Dataset excerpt:
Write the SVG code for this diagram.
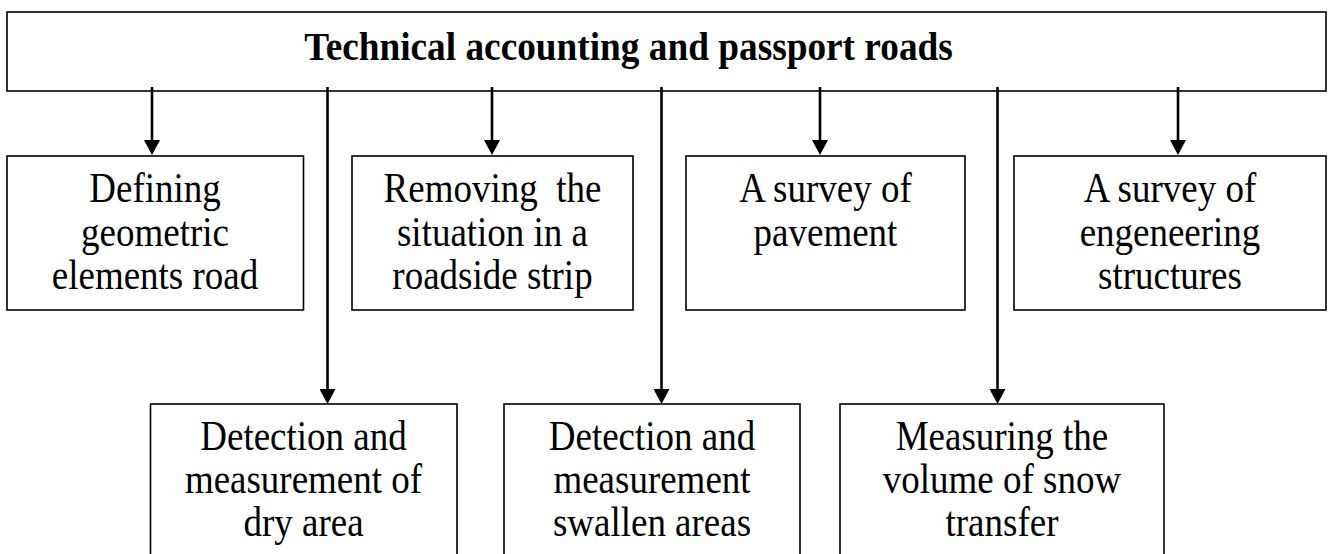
<svg xmlns="http://www.w3.org/2000/svg" width="1330" height="554" viewBox="0 0 1330 554">
<style>
.box{fill:#fff;stroke:#000;stroke-width:1.6}
.t{font-family:"Liberation Serif","Times New Roman",serif;font-size:37px;fill:#000;text-anchor:middle}
.title{font-weight:bold;font-size:37.3px}
.c{stroke:#000;stroke-width:2.6;fill:none}
</style>
<defs>
<marker id="ah" viewBox="0 -8 15 16" refX="3" refY="0" markerWidth="15" markerHeight="16" markerUnits="userSpaceOnUse" orient="auto">
<path d="M0,-8 L15,0 L0,8 z" fill="#000"/>
</marker>
</defs>
<rect width="1330" height="554" fill="#fff"/>
<g id="root">
<rect class="box" x="7" y="12" width="1319" height="79"/>
<text class="t title" x="628.5" y="0" transform="translate(0,59.5) scale(1,1.08)">Technical accounting and passport roads</text>
</g>
<g id="n1">
<rect class="box" x="7" y="156" width="296.5" height="154"/>
<text class="t" x="155" y="0" transform="translate(0,202) scale(1,1.12)">Defining</text>
<text class="t" x="155" y="0" transform="translate(0,245.5) scale(1,1.12)">geometric</text>
<text class="t" x="155" y="0" transform="translate(0,289) scale(1,1.12)">elements road</text>
</g>
<g id="n2">
<rect class="box" x="352" y="156" width="281" height="154"/>
<text class="t" x="492.5" y="0" transform="translate(0,202) scale(1,1.12)" xml:space="preserve">Removing  the</text>
<text class="t" x="492.5" y="0" transform="translate(0,245.5) scale(1,1.12)">situation in a</text>
<text class="t" x="492.5" y="0" transform="translate(0,289) scale(1,1.12)">roadside strip</text>
</g>
<g id="n3">
<rect class="box" x="686" y="156" width="279" height="154"/>
<text class="t" x="825.5" y="0" transform="translate(0,202) scale(1,1.12)">A survey of</text>
<text class="t" x="825.5" y="0" transform="translate(0,245.5) scale(1,1.12)">pavement</text>
</g>
<g id="n4">
<rect class="box" x="1014" y="156" width="312" height="154"/>
<text class="t" x="1170" y="0" transform="translate(0,202) scale(1,1.12)">A survey of</text>
<text class="t" x="1170" y="0" transform="translate(0,245.5) scale(1,1.12)">engeneering</text>
<text class="t" x="1170" y="0" transform="translate(0,289) scale(1,1.12)">structures</text>
</g>
<g id="n5">
<rect class="box" x="150.5" y="404" width="306.5" height="160"/>
<text class="t" x="303.5" y="0" transform="translate(0,449.5) scale(1,1.12)">Detection and</text>
<text class="t" x="303.5" y="0" transform="translate(0,492.5) scale(1,1.12)">measurement of</text>
<text class="t" x="303.5" y="0" transform="translate(0,535.5) scale(1,1.12)">dry area</text>
</g>
<g id="n6">
<rect class="box" x="504" y="404" width="296" height="160"/>
<text class="t" x="652" y="0" transform="translate(0,449.5) scale(1,1.12)">Detection and</text>
<text class="t" x="652" y="0" transform="translate(0,492.5) scale(1,1.12)">measurement</text>
<text class="t" x="652" y="0" transform="translate(0,535.5) scale(1,1.12)">swallen areas</text>
</g>
<g id="n7">
<rect class="box" x="840" y="404" width="324" height="160"/>
<text class="t" x="1002" y="0" transform="translate(0,449.5) scale(1,1.12)">Measuring the</text>
<text class="t" x="1002" y="0" transform="translate(0,492.5) scale(1,1.12)">volume of snow</text>
<text class="t" x="1002" y="0" transform="translate(0,535.5) scale(1,1.12)">transfer</text>
</g>
<g id="connectors">
<line class="c" x1="152" y1="87" x2="152" y2="143" marker-end="url(#ah)"/>
<line class="c" x1="327.5" y1="87" x2="327.5" y2="392" marker-end="url(#ah)"/>
<line class="c" x1="492" y1="87" x2="492" y2="143" marker-end="url(#ah)"/>
<line class="c" x1="661.5" y1="87" x2="661.5" y2="392" marker-end="url(#ah)"/>
<line class="c" x1="820" y1="87" x2="820" y2="143" marker-end="url(#ah)"/>
<line class="c" x1="997.5" y1="87" x2="997.5" y2="392" marker-end="url(#ah)"/>
<line class="c" x1="1178" y1="87" x2="1178" y2="143" marker-end="url(#ah)"/>
</g>
</svg>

Your task: Make an exact copy of the listing above. Do not include the pictures.

Written reply:
Write the SVG code for this diagram.
<svg xmlns="http://www.w3.org/2000/svg" width="1330" height="554" viewBox="0 0 1330 554">
<style>
.box{fill:#fff;stroke:#000;stroke-width:1.6}
.t{font-family:"Liberation Serif","Times New Roman",serif;font-size:37px;fill:#000;text-anchor:middle}
.title{font-weight:bold;font-size:37.3px}
.c{stroke:#000;stroke-width:2.6;fill:none}
</style>
<defs>
<marker id="ah" viewBox="0 -8 15 16" refX="3" refY="0" markerWidth="15" markerHeight="16" markerUnits="userSpaceOnUse" orient="auto">
<path d="M0,-8 L15,0 L0,8 z" fill="#000"/>
</marker>
</defs>
<rect width="1330" height="554" fill="#fff"/>
<g id="root">
<rect class="box" x="7" y="12" width="1319" height="79"/>
<text class="t title" x="628.5" y="0" transform="translate(0,59.5) scale(1,1.08)">Technical accounting and passport roads</text>
</g>
<g id="n1">
<rect class="box" x="7" y="156" width="296.5" height="154"/>
<text class="t" x="155" y="0" transform="translate(0,202) scale(1,1.12)">Defining</text>
<text class="t" x="155" y="0" transform="translate(0,245.5) scale(1,1.12)">geometric</text>
<text class="t" x="155" y="0" transform="translate(0,289) scale(1,1.12)">elements road</text>
</g>
<g id="n2">
<rect class="box" x="352" y="156" width="281" height="154"/>
<text class="t" x="492.5" y="0" transform="translate(0,202) scale(1,1.12)" xml:space="preserve">Removing  the</text>
<text class="t" x="492.5" y="0" transform="translate(0,245.5) scale(1,1.12)">situation in a</text>
<text class="t" x="492.5" y="0" transform="translate(0,289) scale(1,1.12)">roadside strip</text>
</g>
<g id="n3">
<rect class="box" x="686" y="156" width="279" height="154"/>
<text class="t" x="825.5" y="0" transform="translate(0,202) scale(1,1.12)">A survey of</text>
<text class="t" x="825.5" y="0" transform="translate(0,245.5) scale(1,1.12)">pavement</text>
</g>
<g id="n4">
<rect class="box" x="1014" y="156" width="312" height="154"/>
<text class="t" x="1170" y="0" transform="translate(0,202) scale(1,1.12)">A survey of</text>
<text class="t" x="1170" y="0" transform="translate(0,245.5) scale(1,1.12)">engeneering</text>
<text class="t" x="1170" y="0" transform="translate(0,289) scale(1,1.12)">structures</text>
</g>
<g id="n5">
<rect class="box" x="150.5" y="404" width="306.5" height="160"/>
<text class="t" x="303.5" y="0" transform="translate(0,449.5) scale(1,1.12)">Detection and</text>
<text class="t" x="303.5" y="0" transform="translate(0,492.5) scale(1,1.12)">measurement of</text>
<text class="t" x="303.5" y="0" transform="translate(0,535.5) scale(1,1.12)">dry area</text>
</g>
<g id="n6">
<rect class="box" x="504" y="404" width="296" height="160"/>
<text class="t" x="652" y="0" transform="translate(0,449.5) scale(1,1.12)">Detection and</text>
<text class="t" x="652" y="0" transform="translate(0,492.5) scale(1,1.12)">measurement</text>
<text class="t" x="652" y="0" transform="translate(0,535.5) scale(1,1.12)">swallen areas</text>
</g>
<g id="n7">
<rect class="box" x="840" y="404" width="324" height="160"/>
<text class="t" x="1002" y="0" transform="translate(0,449.5) scale(1,1.12)">Measuring the</text>
<text class="t" x="1002" y="0" transform="translate(0,492.5) scale(1,1.12)">volume of snow</text>
<text class="t" x="1002" y="0" transform="translate(0,535.5) scale(1,1.12)">transfer</text>
</g>
<g id="connectors">
<line class="c" x1="152" y1="87" x2="152" y2="143" marker-end="url(#ah)"/>
<line class="c" x1="327.5" y1="87" x2="327.5" y2="392" marker-end="url(#ah)"/>
<line class="c" x1="492" y1="87" x2="492" y2="143" marker-end="url(#ah)"/>
<line class="c" x1="661.5" y1="87" x2="661.5" y2="392" marker-end="url(#ah)"/>
<line class="c" x1="820" y1="87" x2="820" y2="143" marker-end="url(#ah)"/>
<line class="c" x1="997.5" y1="87" x2="997.5" y2="392" marker-end="url(#ah)"/>
<line class="c" x1="1178" y1="87" x2="1178" y2="143" marker-end="url(#ah)"/>
</g>
</svg>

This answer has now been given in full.